Owlchemy Labs, the Google-owned XR studio, released a new mixed reality title exclusively for Android XR which expands the Job Simulator universe.
The News
Owlchemy Labs, the studio behind VR games Job Simulator (2016) and Vacation Simulator (2019), released both games on Android XR’s first officially supported headset, Samsung Galaxy XR.
Alongside it comes a free mixed reality experience, called Inside[JOB], which the studio says in a blogpost offers up the “same blend of chaos, humor, and hands-on interaction that helped define modern VR, as well as a first look at our next evolution in spatial experiences.”
As an Android XR platform exclusive, Inside Job isn’t a full title as such, but rather what Owlchemy calls an “interactive XR playground,” which puts the series robotic protagonist ‘JobBot’ in the spotlight as he discovers your reality.
In Inside Job, users tweak system settings, fish for data, and repair PCs in VR, blending passthrough MR with full VR segments set in the Job Simulator universe. The studio says Inside Job isn’t a sequel as such, but rather “a chance to experiment with our latest hand-tracking tech while solving a series of lighthearted repairs.”

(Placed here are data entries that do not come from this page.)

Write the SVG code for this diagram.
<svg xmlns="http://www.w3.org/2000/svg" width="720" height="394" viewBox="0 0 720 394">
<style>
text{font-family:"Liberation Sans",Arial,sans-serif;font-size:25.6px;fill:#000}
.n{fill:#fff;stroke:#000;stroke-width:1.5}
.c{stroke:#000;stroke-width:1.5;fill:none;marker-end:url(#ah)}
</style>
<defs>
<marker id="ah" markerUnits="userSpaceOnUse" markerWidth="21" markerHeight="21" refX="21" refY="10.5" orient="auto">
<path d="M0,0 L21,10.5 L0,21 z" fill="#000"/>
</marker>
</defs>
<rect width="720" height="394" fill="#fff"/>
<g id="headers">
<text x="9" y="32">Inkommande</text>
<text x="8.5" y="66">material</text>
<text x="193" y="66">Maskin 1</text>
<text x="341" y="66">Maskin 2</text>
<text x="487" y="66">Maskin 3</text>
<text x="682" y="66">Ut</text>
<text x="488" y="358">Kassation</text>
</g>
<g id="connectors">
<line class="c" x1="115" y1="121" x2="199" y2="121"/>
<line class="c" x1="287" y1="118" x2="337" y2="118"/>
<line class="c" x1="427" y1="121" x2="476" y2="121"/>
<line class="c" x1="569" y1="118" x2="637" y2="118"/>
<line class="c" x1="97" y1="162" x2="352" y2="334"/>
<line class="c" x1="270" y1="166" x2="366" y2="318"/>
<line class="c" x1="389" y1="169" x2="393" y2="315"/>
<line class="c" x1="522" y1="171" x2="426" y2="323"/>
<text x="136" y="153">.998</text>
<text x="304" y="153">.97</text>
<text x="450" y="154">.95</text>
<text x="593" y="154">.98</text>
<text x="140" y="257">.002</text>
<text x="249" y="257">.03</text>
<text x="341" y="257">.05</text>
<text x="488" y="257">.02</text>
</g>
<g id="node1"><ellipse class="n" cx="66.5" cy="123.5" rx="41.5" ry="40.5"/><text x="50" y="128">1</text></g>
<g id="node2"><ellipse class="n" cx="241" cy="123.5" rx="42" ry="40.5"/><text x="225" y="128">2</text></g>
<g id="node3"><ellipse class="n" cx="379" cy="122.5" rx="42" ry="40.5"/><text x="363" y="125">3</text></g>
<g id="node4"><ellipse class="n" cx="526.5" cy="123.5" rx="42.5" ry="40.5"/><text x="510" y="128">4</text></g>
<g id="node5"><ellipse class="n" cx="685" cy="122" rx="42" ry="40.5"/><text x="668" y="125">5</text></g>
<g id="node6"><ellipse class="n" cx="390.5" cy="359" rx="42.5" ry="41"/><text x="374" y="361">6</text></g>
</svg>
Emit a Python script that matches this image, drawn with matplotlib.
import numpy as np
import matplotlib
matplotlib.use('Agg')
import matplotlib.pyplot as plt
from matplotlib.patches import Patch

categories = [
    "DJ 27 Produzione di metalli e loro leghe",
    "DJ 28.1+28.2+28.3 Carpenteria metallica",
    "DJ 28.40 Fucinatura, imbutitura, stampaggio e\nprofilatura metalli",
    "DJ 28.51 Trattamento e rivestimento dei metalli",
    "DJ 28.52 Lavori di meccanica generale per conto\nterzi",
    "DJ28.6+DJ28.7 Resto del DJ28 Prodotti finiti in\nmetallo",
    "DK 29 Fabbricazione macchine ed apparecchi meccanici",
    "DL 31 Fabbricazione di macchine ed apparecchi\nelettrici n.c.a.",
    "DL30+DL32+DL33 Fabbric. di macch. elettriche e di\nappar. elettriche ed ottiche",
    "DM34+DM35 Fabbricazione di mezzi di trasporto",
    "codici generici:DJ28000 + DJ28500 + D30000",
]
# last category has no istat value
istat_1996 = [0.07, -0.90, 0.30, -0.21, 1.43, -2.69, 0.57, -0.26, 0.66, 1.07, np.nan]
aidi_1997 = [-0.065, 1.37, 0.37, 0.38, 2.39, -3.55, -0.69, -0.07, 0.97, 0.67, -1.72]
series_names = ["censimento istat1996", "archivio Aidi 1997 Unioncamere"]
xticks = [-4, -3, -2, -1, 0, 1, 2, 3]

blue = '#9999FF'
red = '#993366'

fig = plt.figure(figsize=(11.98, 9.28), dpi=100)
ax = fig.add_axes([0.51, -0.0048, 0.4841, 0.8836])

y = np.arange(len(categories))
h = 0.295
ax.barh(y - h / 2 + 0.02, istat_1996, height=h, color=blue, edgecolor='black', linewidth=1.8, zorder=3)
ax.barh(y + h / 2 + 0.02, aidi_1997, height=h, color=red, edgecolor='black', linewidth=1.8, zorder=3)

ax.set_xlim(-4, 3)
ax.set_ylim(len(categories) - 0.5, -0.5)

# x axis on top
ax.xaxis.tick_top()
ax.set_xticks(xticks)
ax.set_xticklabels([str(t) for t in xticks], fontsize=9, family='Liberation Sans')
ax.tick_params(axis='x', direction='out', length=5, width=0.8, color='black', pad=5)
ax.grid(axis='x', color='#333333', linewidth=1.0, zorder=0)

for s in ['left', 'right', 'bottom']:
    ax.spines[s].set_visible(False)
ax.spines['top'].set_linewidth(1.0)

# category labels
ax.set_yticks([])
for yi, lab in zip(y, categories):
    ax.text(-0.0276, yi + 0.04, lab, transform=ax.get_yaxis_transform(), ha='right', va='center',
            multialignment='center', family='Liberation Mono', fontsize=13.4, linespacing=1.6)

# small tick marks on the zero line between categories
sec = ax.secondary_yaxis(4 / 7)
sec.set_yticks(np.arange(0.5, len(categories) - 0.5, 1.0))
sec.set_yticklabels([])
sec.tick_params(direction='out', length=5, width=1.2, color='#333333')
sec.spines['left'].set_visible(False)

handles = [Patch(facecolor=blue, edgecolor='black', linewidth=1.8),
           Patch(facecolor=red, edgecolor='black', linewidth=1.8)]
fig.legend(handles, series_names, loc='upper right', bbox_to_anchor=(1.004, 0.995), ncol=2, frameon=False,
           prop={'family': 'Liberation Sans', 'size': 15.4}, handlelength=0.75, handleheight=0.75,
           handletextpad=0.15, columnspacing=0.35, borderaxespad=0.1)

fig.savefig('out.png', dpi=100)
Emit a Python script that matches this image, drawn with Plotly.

The game launched alongside Samsung Galaxy XR this week, priced at $1,800, which is currently the only Android XR headset on the market. You can find Inside Job for free over on the Playstore here.
My Take
I think it’s pretty clear that Galaxy XR’s high price tag basically excludes it from being a viable outlet for large-format, system-selling exclusives, which is why gamers probably shouldn’t wring their hands and yell into the heavens with full-on FOMO just yet. Basically, it’s a Vision Pro, but cheaper, and with access to Android apps and maybe a few Quest ports. That’s very cool for XR obsessed people like you and me, and also companies looking to build enterprise apps, but not many others right now.
The real question on my mind is “what’s really next for Owlchemy Labs?” I suspect the answer to that question won’t materialize so quickly. As a reminder, Owlchemy Labs has developed some of the best-selling games in the medium, so they’re probably hoping to jump in at the right moment—but it’s difficult to intuit when that might be.

Olwchemy Labs says in a recent blogpost that porting their games to Android XR has allowed them to “experiment with new layers of immersion through native support for hand, eye, and face tracking.” I can bet other established XR studios are interested in mobilizing those hardware features too, if only in service of deepening user immersion, but I’m skeptical of whether will be enough.
I’ll admit it: the next XR headset wave may well come when consumers can eventually choose between a cheap and cheerful Android XR headset, a next-gen Quest, and possibly even Valve’s rumored Steam Frame (aka ‘Deckard’). But I have a hard time believing face and eye-tracking alone will be additive enough to the glut of consumers. Yes, future headsets will probably have higher resolutions, more processing power, and hopefully be lighter and more comfortable than they are now. But at risk of belaboring the point, all of it needs to hit a real consumer price point to move the needle.
Notably, there are a few consumer headsets on the market with face and eye-tracking currently: VIVE XR Elite, Pico 4 Pro, and Apple Vision Pro, the latter of which just launched its M5 hardware refresh for $3,500. None of those have garnered the incumbent consumer support to make them de facto competitors to Meta’s Quest 3/3S platform though. As an aside, Quest 3 is essentially a Quest Pro without face and eye-tracking—or the $1,500 price tag—which was eventually reduced to $1,000 to flush stock before it was discontinued earlier this year. Meta learned that lesson early on, it seems.
Assuming the studio wants to continue pushing the boundaries of immersive design at scale like it did with Job Simulator in 2016, I’d imagine they’re doing what most developers are at this point: i.e. using these prosumer headsets as ad hoc developer kits in preparation for the next big consumer headset generation yet to come. When that will be, I just can’t say.